IF Pakistan misses its cotton production target of 14.12 million bales this year, it would be fourth such year in a row. Unfortunately, initial reports are not positive.

The target of 14.12 million bales — virtually is not possible if farmers and cotton trade are to be believed. Last year around 12.3 million bales were produced. So, the yield has to take a leap of 13 per cent if the target is to be met.

The area under cultivation has dropped by almost 15 per cent. It means the loss in acreage would have to be covered through increase in yield. Thus, the yield has to go up by a whooping 28 per cent to recover the drop in production last year and the acreage this year.

Most farmers and traders believe the national output would not cross the figure of 12.5 million bales. Should that happen, 2.5 to three million bales would have to be imported at a cost of $500 to $600 million to feed the textile industry. Edible oil production would also suffer and consequently import bill would increase; pressure would also be exerted on livestock feed (oil cake) that entirely comes from cotton.

Farmers and industrialists base their estimates on ground realities. They think that water scarcity at the time of sowing, absence of support (indicative) price, reduction in area sown, critical drop in usage of fertiliser and up to 50 per cent sowing of bacillus thuringiensis (BT) cotton of unknown origin and health have made the yield a question mark.

Short supply and over pricing of pesticides would only make the situation worse together with the poor agronomic practices. Put together, all these factors would make 14.12 million bales’ target practically impossible.
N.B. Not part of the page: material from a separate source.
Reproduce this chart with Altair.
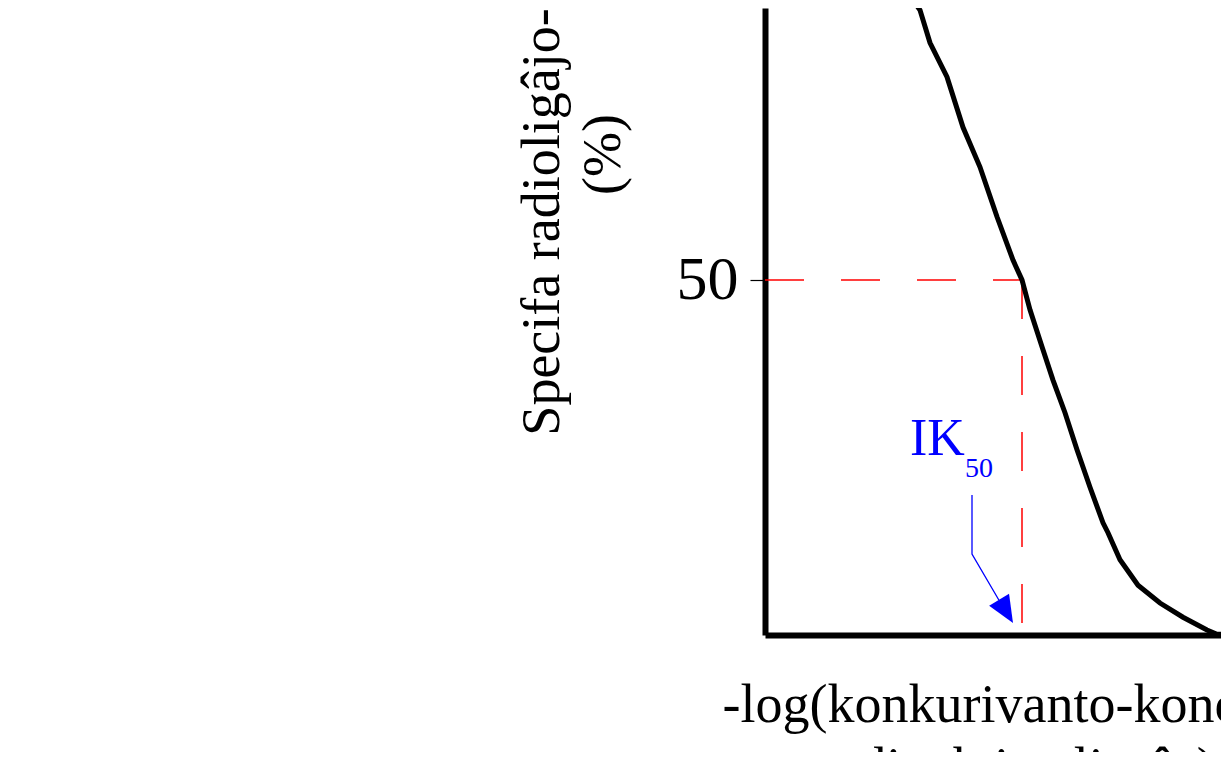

To begin with, the government’s habit of fixing fake targets has drawn sharp criticism from farmers and industrialists. They think that the government tries to get political mileage out of these targets by temporarily painting rosy picture of agriculture sector. Once the country misses these targets, the government explains technical reasons behind the failure and gets busy setting new targets for the next year.

The government has never bothered to document reasons behind failures to achieve targets, not even reasons of success when it actually achieved the targets. When targets are missed, the government machinery gets busy explaining reasons, real or hypothetical, instead of learning lessons from it.

Precisely for this reason, no one knows why Pakistan at one stage was getting a yield of 26 maunds per acre and why productivity has now dropped to a paltry 20 maunds.

The official concern for the crop, which covers the largest area after wheat and contributes to 68 per cent of country’s export, could be gauged from the fact that almost 50 per cent of the seed sown is uncertified.

The government is least bothered to know from where the farmers get the seed, and how should it move to check the quality of the seed being sold in the name of BT cotton, especially when this crop has been suffering on this account for the last three years.

Fortunately, incessant rains in some parts of the country have washed away some pests, especially mealy bug that caused havoc last year. But, it has returned in some areas where availability of pesticides has become a problem. Prices of pesticides have gone up by 30 per cent and the farmers would be buying the same quantity of pesticides for around Rs28 billion, which they bought for Rs15 billion last year. Thus the usage of pesticides is all set to drop drastically.

The usage of fertilisers has already dropped by almost 93 per cent – some 73 per cent in diammonium phosphate (DAP) and over 20 per cent in case of urea. The farmers stopped purchase of DAP because of price factor and urea is simply not available because of hoarding. The agriculturalists say that usage of urea after August 31 is useless for cotton.

Without these two fertilisers, the crop is bound to suffer on both counts – vegetative growth and resistance against pest attack. Combine this drop of fertiliser and vulnerability of crop due to pesticide shortage and its spiraling cost, dangers to cotton crop become more evident.

With the dubious quality seed and drop in fertiliser use are bound to reduce the per acre yield.

The cotton crop at present faces management problems, which the government could have dealt with a little bit of extra effort. For example, it is the government’s duty to ensure that farmers get certified seeds on time.

It is only the government that can ensure timely availability of fertilisers and pesticides at an affordable price as the federal government allows imports and regulates their inland trade. With government failing to create enabling environment for the crop, no wonder everyone with stakes in cotton is keeping his fingers crossed.